Managing Stress During the Holidays

December 2, 2013

Managing Stress During the Holidays

It’s no secret that the holidays are upon us. Thanksgiving Day was just last week and Christmas Day is less than one month away. Many of us get stressed out this time of year, so I thought it might be a good idea to refresh our memories of ways to make sure you take care of yourself during this busy time of year.  For those of you who read this blog last year, you’ll notice the ideas are basically the same:

1. Make sure you get enough sleep (7-9 hours for most of us).
2. Avoid drinking too much alcohol.
3. Opt for healthier food choices or smaller portions of food.
4. Keep that exercise routine going.
5. Schedule some down time – read a book, take a walk, meditate, pray.
6. No illegal drugs.
7. If you are taking medications, take them as directed.
8. Take time to remember what this season is really all about.
9. Know when to reach out for extra help – from family, friends, or providers.
10. Be realistic with your expectations of yourself and others.

In talking with patients, one of the biggest areas of concern is managing the budget for gifts. Money is very tight for so many of us these days, and yet it is so easy to overdo the gifting for our families and friends. It’s no longer about Black Friday, but Pre-Black Friday, and Gray Thursday! Someone here at the office tells me that Thanksgiving is now called Gray Thursday, because some stores open early on the holiday for shoppers. Who knew? The financial aspect of the holidays can really overwhelm and cause people to feel even more stressed out.

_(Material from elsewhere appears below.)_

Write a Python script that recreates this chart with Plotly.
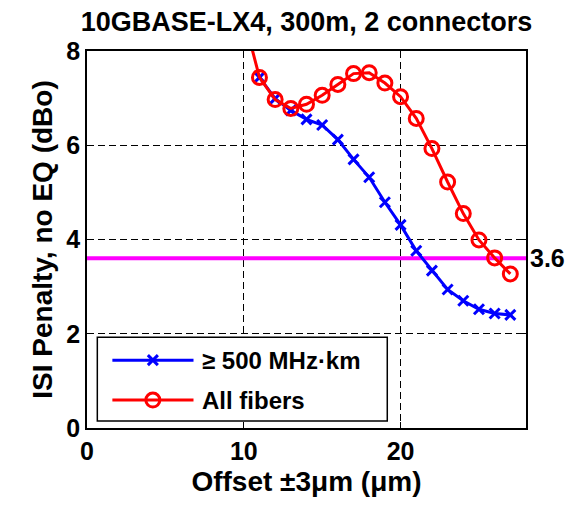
import plotly.graph_objects as go

# ---- data ----
offset_500 = [11, 12, 13, 14, 15, 16, 17, 18, 19, 20, 21, 22, 23, 24, 25, 26, 27]
penalty_500 = [7.44, 6.99, 6.74, 6.55, 6.43, 6.12, 5.70, 5.32, 4.79, 4.31, 3.76, 3.34, 2.94, 2.70, 2.52, 2.43, 2.40]

offset_all = [10, 11, 12, 13, 14, 15, 16, 17, 18, 19, 20, 21, 22, 23, 24, 25, 26, 27]
penalty_all = [8.72, 7.44, 6.97, 6.78, 6.87, 7.06, 7.29, 7.52, 7.54, 7.32, 7.03, 6.57, 5.93, 5.22, 4.55, 3.99, 3.61, 3.27]

limit_value = 3.6
x_range = [0, 28]
y_range = [0, 8]
x_ticks = [0, 10, 20]
y_ticks = [0, 2, 4, 6, 8]
legend_labels = ["\u2265 500 MHz\u00b7km", "All fibers"]
title_text = "10GBASE-LX4, 300m, 2 connectors"
x_title = "Offset \u00b13\u03bcm (\u03bcm)"
y_title = "ISI Penalty, no EQ (dBo)"

FONT = "Liberation Sans, Arial, sans-serif"
BLUE = "#0000FF"
RED = "#FF0000"
MAGENTA = "#FF00FF"

# page body has an 8px margin; compensate so the figure lands where the reference is
PAGE_OFF = 8
W, H = 574 - PAGE_OFF, 505 - PAGE_OFF

fig = go.Figure()

fig.add_trace(go.Scatter(
    x=x_range, y=[limit_value, limit_value], mode="lines",
    line=dict(color=MAGENTA, width=4), showlegend=False, hoverinfo="skip"))

fig.add_trace(go.Scatter(
    x=offset_500, y=penalty_500, mode="lines+markers", name=legend_labels[0],
    line=dict(color=BLUE, width=3),
    marker=dict(symbol="x-thin", size=10, line=dict(color=BLUE, width=3), color=BLUE),
    showlegend=False))

fig.add_trace(go.Scatter(
    x=offset_all, y=penalty_all, mode="lines+markers", name=legend_labels[1],
    line=dict(color=RED, width=3),
    marker=dict(symbol="circle-open", size=14, line=dict(color=RED, width=3), color=RED),
    showlegend=False))

# ---- custom legend (paper coords) ----
bx0, bx1, by0, by1 = 0.0235, 0.684, 0.0186, 0.241
rows_y = [0.180, 0.0742]
lx0, lx1, lmid = 0.0578, 0.2426, 0.150
shapes = [dict(type="rect", xref="paper", yref="paper", x0=bx0, x1=bx1, y0=by0, y1=by1,
               fillcolor="white", line=dict(color="black", width=1.5), layer="above")]
colors = [BLUE, RED]
for i, ry in enumerate(rows_y):
    shapes.append(dict(type="line", xref="paper", yref="paper", x0=lx0, x1=lx1, y0=ry, y1=ry,
                       line=dict(color=colors[i], width=3), layer="above"))
for sgn in (1, -1):
    shapes.append(dict(type="line", xref="paper", yref="paper", xsizemode="pixel", ysizemode="pixel",
                       xanchor=lmid, yanchor=rows_y[0], x0=-5, x1=5, y0=-5 * sgn, y1=5 * sgn,
                       line=dict(color=BLUE, width=3), layer="above"))
shapes.append(dict(type="circle", xref="paper", yref="paper", xsizemode="pixel", ysizemode="pixel",
                   xanchor=lmid, yanchor=rows_y[1], x0=-7, x1=7, y0=-7, y1=7,
                   line=dict(color=RED, width=3), layer="above"))

annotations = []
for i, ry in enumerate(rows_y):
    annotations.append(dict(xref="paper", yref="paper", x=0.2585, y=ry, text=legend_labels[i],
                            showarrow=False, xanchor="left", yanchor="middle",
                            font=dict(family=FONT, size=24, color="black", weight="bold")))
annotations.append(dict(xref="paper", yref="y", x=1.0, y=limit_value, text=str(limit_value),
                        showarrow=False, xanchor="left", yanchor="middle", xshift=2,
                        font=dict(family=FONT, size=25, color="black", weight="bold")))

axis_common = dict(
    showline=True, linecolor="black", linewidth=1.5, mirror="ticks",
    ticks="inside", ticklen=6, tickcolor="black", tickwidth=1,
    showgrid=True, gridcolor="black", gridwidth=1, griddash="7px,4px",
    zeroline=False, automargin=False,
    tickfont=dict(family=FONT, size=25, color="black", weight="bold"),
)

fig.update_layout(
    width=W, height=H,
    margin=dict(l=87 - PAGE_OFF, r=48, t=51 - PAGE_OFF, b=77),
    paper_bgcolor="white", plot_bgcolor="white",
    title=dict(text=title_text, x=0.5, xref="paper", xanchor="center",
               y=1 - (22 - PAGE_OFF) / H, yanchor="middle",
               font=dict(family=FONT, size=27, color="black", weight="bold")),
    xaxis=dict(range=x_range, tickvals=x_ticks,
               title=dict(text=x_title, standoff=8,
                          font=dict(family=FONT, size=28, color="black", weight="bold")),
               **axis_common),
    yaxis=dict(range=y_range, tickvals=y_ticks,
               title=dict(text=y_title, standoff=6,
                          font=dict(family=FONT, size=28, color="black", weight="bold")),
               **axis_common),
    shapes=shapes,
    annotations=annotations,
    showlegend=False,
)

fig.write_html("out.html")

Family issues can create various stressors through the year, but during the holidays we might need a little help. The website About.com offers up a nice article called Gratitude Exercises for Thanksgiving and the Holiday Season. Here are the recommendations for family stressors during this time of year:

  1. Keep a gratitude journal – look for what you are thankful for and write it down.
  2. Tweet, text or email your feelings of gratitude to family members.
  3. Look for what you love about a family member, rather than what annoys you.
  4. Create a tradition of sharing feelings of love and gratitude for others at your holiday gathering.

Overall, it may be most important to remember what we are celebrating and why. Many of us have spiritual and religious traditions that can easily get lost in the shuffle of Black Fridays and Gray Thursdays. A holiday specifically designed to take a moment and be grateful, and another holiday about a month later to honor our religious and spiritual beliefs may require us to slow down a bit and rethink some of our busy-ness.

I’m hoping that some of these ideas will be helpful to you as you enter into this busy but meaningful time of year.